All the puzzles on Bay Weekly’s expanded Activities Page have me thinking synonymously.
    Amalgamation … composite … everything but the kitchen sink … fusion … gallimaufry … grab bag … hash … hodgepodge … marriage … medley … mélange … miscellany … mishmash … Noah’s ark … odds and ends … olio … omnium-gatherum … pasticcio … pastiche … potpourri … salad … salmagundi … scramble … stew … and my favorite, dog’s breakfast, a ­Canadian idiom I immediately understand. Like the lunch salad my husband generously made for me, this Bay Weekly is full of little bits of good things.
    Come to think of it, newspaper belongs on that list.
    (I’d make that memo to Mr. Peter Mark Roget (1779-1869), were he still around to read it, or his Fifth Edition successor, Mr. Robert L. Chapman, had he not, alas, left this world back in 2002.)
    For what is a newspaper but a periodic anthology of all the stuff that’s come to its editor’s hand by way of assignment, diligence and timeliness?
    I go gallimaufrying as I read my morning newspapers (The Washington Post and The Capital plus a section left over from the plentitude of Sunday’s New York Times). Gallimaufrying, in case you didn’t know (I didn’t) is a “conflation” of French words meaning to amuse oneself and to gorge. And what I seek is to breakfast on the unexpected, from five appreciations of Nancy Regan to stories of love and marriage to who may be who on the Supreme Court to defiances of death to cartoons to advice on the complexities of daily life.
    At Bay Weekly, we’ve gorged ourselves on gallimaufrying in making this paper, so you can expect to go gallimaufryin, too.
    Your reading this week will inform, enlighten and entertain.
    Start with edification.
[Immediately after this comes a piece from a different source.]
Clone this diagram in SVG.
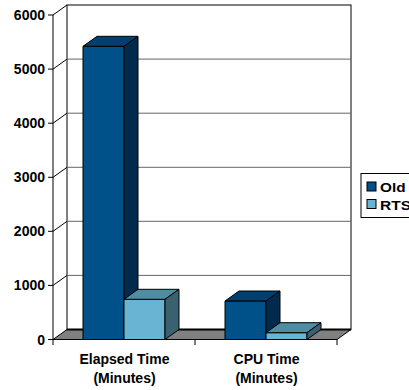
<svg xmlns="http://www.w3.org/2000/svg" width="409" height="390" viewBox="0 0 409 390">
  <style>
    .ax { stroke: #000; stroke-width: 1; fill: none; }
    .grid { stroke: #666; stroke-width: 1; fill: none; }
    .lbl { font-family: "Liberation Sans", Arial, sans-serif; font-weight: bold; font-size: 14px; fill: #000; }
    .leg { font-family: "Liberation Sans", Arial, sans-serif; font-weight: bold; font-size: 13.5px; fill: #000; }
    .bar { stroke: #000; stroke-width: 1; stroke-linejoin: round; }
    .oldF { fill: #00508A; } .oldT { fill: #003F6E; } .oldS { fill: #002B4D; }
    .rtsF { fill: #68B4D2; } .rtsT { fill: #4E8EA3; } .rtsS { fill: #3A616F; }
  </style>
  <rect width="409" height="390" fill="#fff"/>

  <!-- walls, floor and gridlines -->
  <g id="axes">
    <rect x="67" y="5" width="284" height="324.5" fill="#fff" class="ax"/>
    <g class="grid">
      <line x1="67" y1="59.1" x2="351" y2="59.1"/>
      <line x1="67" y1="113.2" x2="351" y2="113.2"/>
      <line x1="67" y1="167.3" x2="351" y2="167.3"/>
      <line x1="67" y1="221.3" x2="351" y2="221.3"/>
      <line x1="67" y1="275.4" x2="351" y2="275.4"/>
    </g>
    <g class="ax">
      <line x1="53" y1="15" x2="67" y2="5"/>
      <line x1="53" y1="69.1" x2="67" y2="59.1"/>
      <line x1="53" y1="123.2" x2="67" y2="113.2"/>
      <line x1="53" y1="177.3" x2="67" y2="167.3"/>
      <line x1="53" y1="231.3" x2="67" y2="221.3"/>
      <line x1="53" y1="285.4" x2="67" y2="275.4"/>
    </g>
    <polygon points="53,339.5 337,339.5 351,329.5 67,329.5" fill="#808080" stroke="#000" stroke-width="1"/>
    <line x1="67" y1="329.5" x2="351" y2="329.5" stroke="#000" stroke-width="2"/>
    <g class="ax">
      <line x1="53" y1="15" x2="53" y2="339.5"/>
      <line x1="48" y1="15" x2="53" y2="15"/>
      <line x1="48" y1="69.1" x2="53" y2="69.1"/>
      <line x1="48" y1="123.2" x2="53" y2="123.2"/>
      <line x1="48" y1="177.3" x2="53" y2="177.3"/>
      <line x1="48" y1="231.3" x2="53" y2="231.3"/>
      <line x1="48" y1="285.4" x2="53" y2="285.4"/>
      <line x1="48" y1="339.5" x2="53" y2="339.5"/>
      <line x1="53" y1="339.5" x2="53" y2="345"/>
      <line x1="195" y1="339.5" x2="195" y2="345"/>
      <line x1="337" y1="339.5" x2="337" y2="345"/>
    </g>
    <g class="lbl" text-anchor="end">
      <text x="45" y="20">6000</text>
      <text x="45" y="74.1">5000</text>
      <text x="45" y="128.2">4000</text>
      <text x="45" y="182.3">3000</text>
      <text x="45" y="236.3">2000</text>
      <text x="45" y="290.4">1000</text>
      <text x="45" y="344.5">0</text>
    </g>
    <g class="lbl" text-anchor="middle">
      <text x="124.5" y="363.5">Elapsed Time</text>
      <text x="124.5" y="382.5">(Minutes)</text>
      <text x="266.5" y="363.5">CPU Time</text>
      <text x="266.5" y="382.5">(Minutes)</text>
    </g>
  </g>

  <!-- Elapsed Time bars -->
  <g id="bar-elapsed-old" class="bar">
    <polygon class="oldF" points="83,46.3 124,46.3 124,339.5 83,339.5"/>
    <polygon class="oldT" points="83,46.3 97,36.3 138,36.3 124,46.3"/>
    <polygon class="oldS" points="124,46.3 138,36.3 138,329.5 124,339.5"/>
  </g>
  <g id="bar-elapsed-rts" class="bar">
    <polygon class="rtsF" points="124,299.3 165,299.3 165,339.5 124,339.5"/>
    <polygon class="rtsT" points="124,299.3 138,289.3 179,289.3 165,299.3"/>
    <polygon class="rtsS" points="165,299.3 179,289.3 179,329.5 165,339.5"/>
  </g>

  <!-- CPU Time bars -->
  <g id="bar-cpu-old" class="bar">
    <polygon class="oldF" points="225,301 266,301 266,339.5 225,339.5"/>
    <polygon class="oldT" points="225,301 239,291 280,291 266,301"/>
    <polygon class="oldS" points="266,301 280,291 280,329.5 266,339.5"/>
  </g>
  <g id="bar-cpu-rts" class="bar">
    <polygon class="rtsF" points="266,332.7 307,332.7 307,339.5 266,339.5"/>
    <polygon class="rtsT" points="266,332.7 280,322.7 321,322.7 307,332.7"/>
    <polygon class="rtsS" points="307,332.7 321,322.7 321,329.5 307,339.5"/>
  </g>

  <!-- legend -->
  <g id="legend">
    <rect x="361" y="173.5" width="60" height="44" fill="#fff" stroke="#000" stroke-width="1"/>
    <rect x="367" y="182" width="9" height="9" fill="#00508A" stroke="#000" stroke-width="1"/>
    <text class="leg" x="380" y="191.5" textLength="25.5" lengthAdjust="spacingAndGlyphs">Old</text>
    <rect x="367" y="199.5" width="9" height="9" fill="#68B4D2" stroke="#000" stroke-width="1"/>
    <text class="leg" x="380" y="209.5" textLength="31" lengthAdjust="spacingAndGlyphs">RTS</text>
  </g>
</svg>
The Chesapeake Waterkeepers, in a new monthly feature by Mitchelle Stephenson, will keep us up to date on front-line actors and action in restoring the Bay, river by river.
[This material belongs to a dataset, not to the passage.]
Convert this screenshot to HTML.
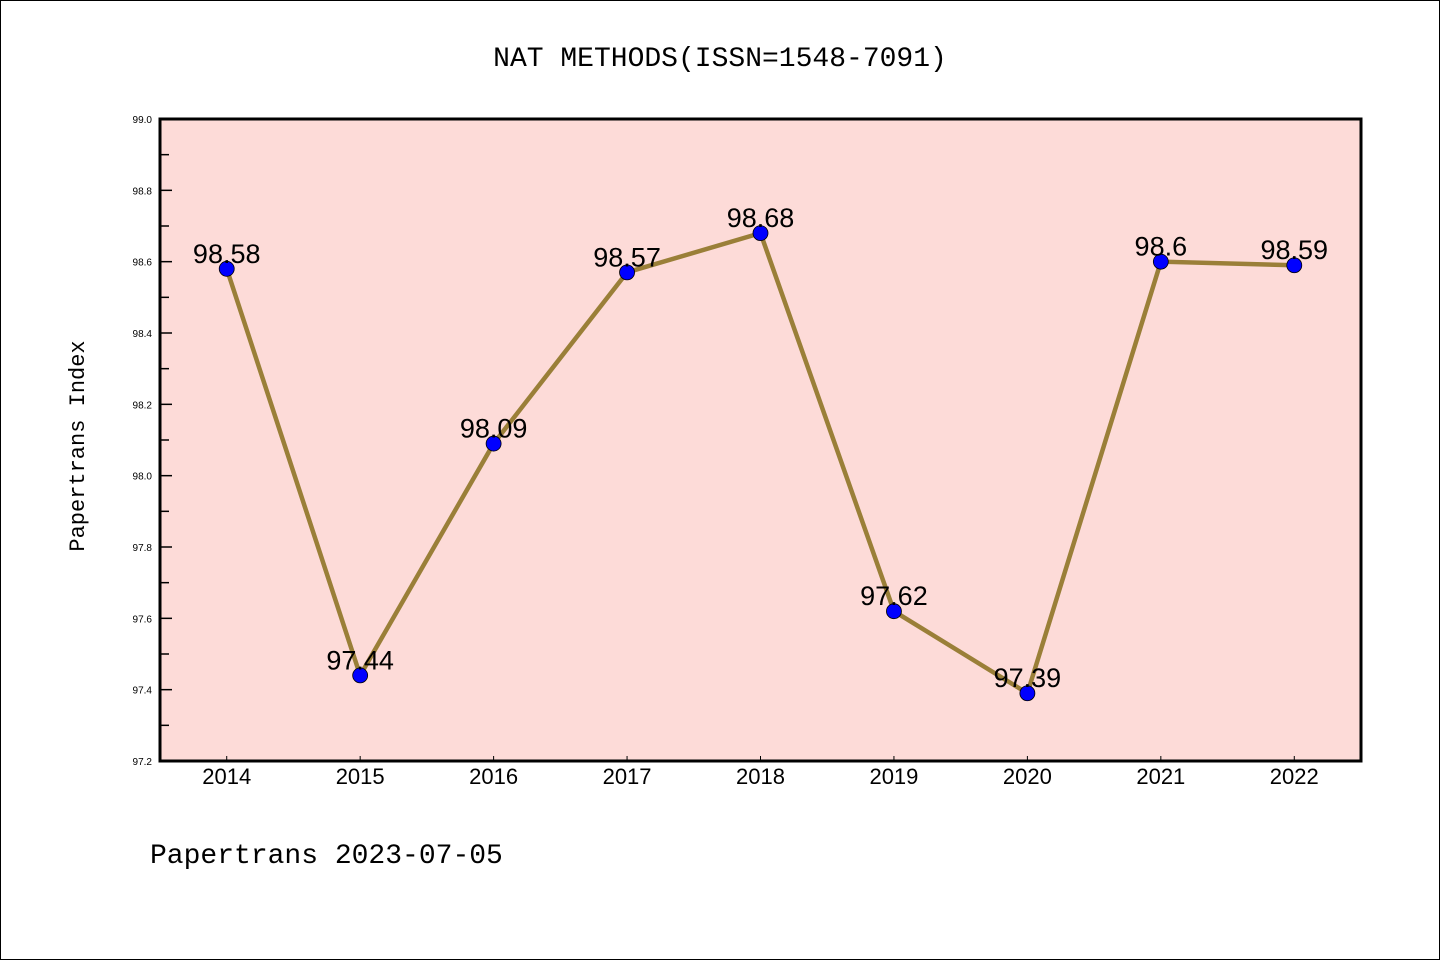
<!DOCTYPE html>
<html><head><meta charset="utf-8"><style>
body{margin:0;background:#fff}
svg{display:block}
text{font-family:"Liberation Sans","DejaVu Sans",sans-serif}
</style></head><body>
<svg id="c" width="1440" height="960">
<rect x="0.5" y="0.5" width="1439" height="959" fill="#fff" stroke="#000"/>
<text x="720" y="66" text-anchor="middle" font-size="28" style="font-family:'Liberation Mono',monospace">NAT METHODS(ISSN=1548-7091)</text>
<rect x="160" y="119" width="1201" height="642" fill="#fddbd8"/>
<g id="g"></g>
<rect x="160" y="119" width="1201" height="642" fill="none" stroke="#000" stroke-width="3"/>
<text transform="translate(84,446) rotate(-90)" text-anchor="middle" font-size="22" style="font-family:'Liberation Mono',monospace">Papertrans Index</text>
<text x="150" y="863" font-size="28" style="font-family:'Liberation Mono',monospace">Papertrans 2023-07-05</text>
</svg>
<script>
const years=["2014","2015","2016","2017","2018","2019","2020","2021","2022"];
const values=[98.58,97.44,98.09,98.57,98.68,97.62,97.39,98.6,98.59];
const yTicks=["97.2","97.4","97.6","97.8","98.0","98.2","98.4","98.6","98.8","99.0"];
const L=160,R=1361,T=119,B=761,Y0=97.2,Y1=99.0;
const xs=i=>L+(i+0.5)*(R-L)/years.length;
const ys=v=>B-(v-Y0)/(Y1-Y0)*(B-T);
const g=document.getElementById('g');const NS='http://www.w3.org/2000/svg';
function mk(t,a){const e=document.createElementNS(NS,t);for(const k in a)e.setAttribute(k,a[k]);g.appendChild(e);return e;}
for(let k=0;k<=18;k++){const v=Y0+k*0.1;const y=ys(v);const major=k%2===0;
const l=mk('line',{x1:L,x2:L+(major?12:9),y1:y,y2:y,stroke:'#000','stroke-width':1.5});

}
yTicks.forEach(t=>{const e=mk('text',{x:152,y:ys(+t)+4,'text-anchor':'end','font-size':10});e.textContent=t;

});
years.forEach((yr,i)=>{const x=xs(i);
const l=mk('line',{x1:x,x2:x,y1:B,y2:B-5,stroke:'#000','stroke-width':1});


const e=mk('text',{x:x,y:784,'text-anchor':'middle','font-size':22});e.textContent=yr;

});
const p=mk('polyline',{points:values.map((v,i)=>xs(i)+','+ys(v)).join(' '),fill:'none',stroke:'#9a7f38','stroke-width':4.5});


values.forEach((v,i)=>{const c=mk('circle',{cx:xs(i),cy:ys(v),r:7.5,fill:'#0000ff',stroke:'#000','stroke-width':0.8});


const t=mk('text',{x:xs(i),y:ys(v)-6,'text-anchor':'middle','font-size':27});t.textContent=String(v);

});
</script>
</body></html>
    Then learn how researchers and citizen scientists at Smithsonian Environmental Research Center are looking long-term into a future, planting a forest of 20,000 trees to learn lessons in diversity.
    That’s a forest you can visit any day, but what about those saplings you’re passing on every day’s drive? There’s another part of Bay Restoration, planted by the State Highway Administration to improve the health of the Chesapeake watershed by capturing pollution-producing nitrogen and phosphorus in their root systems.
    For news you can use, read Kathy Knotts’ stories on tax advisors ready to help you meet your date with Uncle Sam and Mr. Franchot.
    For what’s happening in the animal world, you’ll read how you can help Chesapeake conservancy set up a new nestcam to spy on a blue heron rookery.
    Speaking of diversity, that, Moviegoer Diana Beechener writes, is the lesson behind the very entertaining Zootopia.
    You’ll find more entertainment in Get Your Skates On, wherein first-time contributing writer Karen Holmes takes us visiting area hockey bars, where fans watch their beloved Washington Capitals score.
    You’ll find entertainment every day of the week in 8 Days a Week, your go-to source for fun and festivities.
    Once your head is full, you’ll be ready for word puzzles four ways: Crossword, CryptoQuip, Kriss Kross and Anagram. Full of words? Stimulate other parts of your brain and satisfy other appetites in this week’s Sudoko and Coloring Corner.
    All that for free 52 weeks a year in Bay Weekly. All we ask is that you support our advertisers.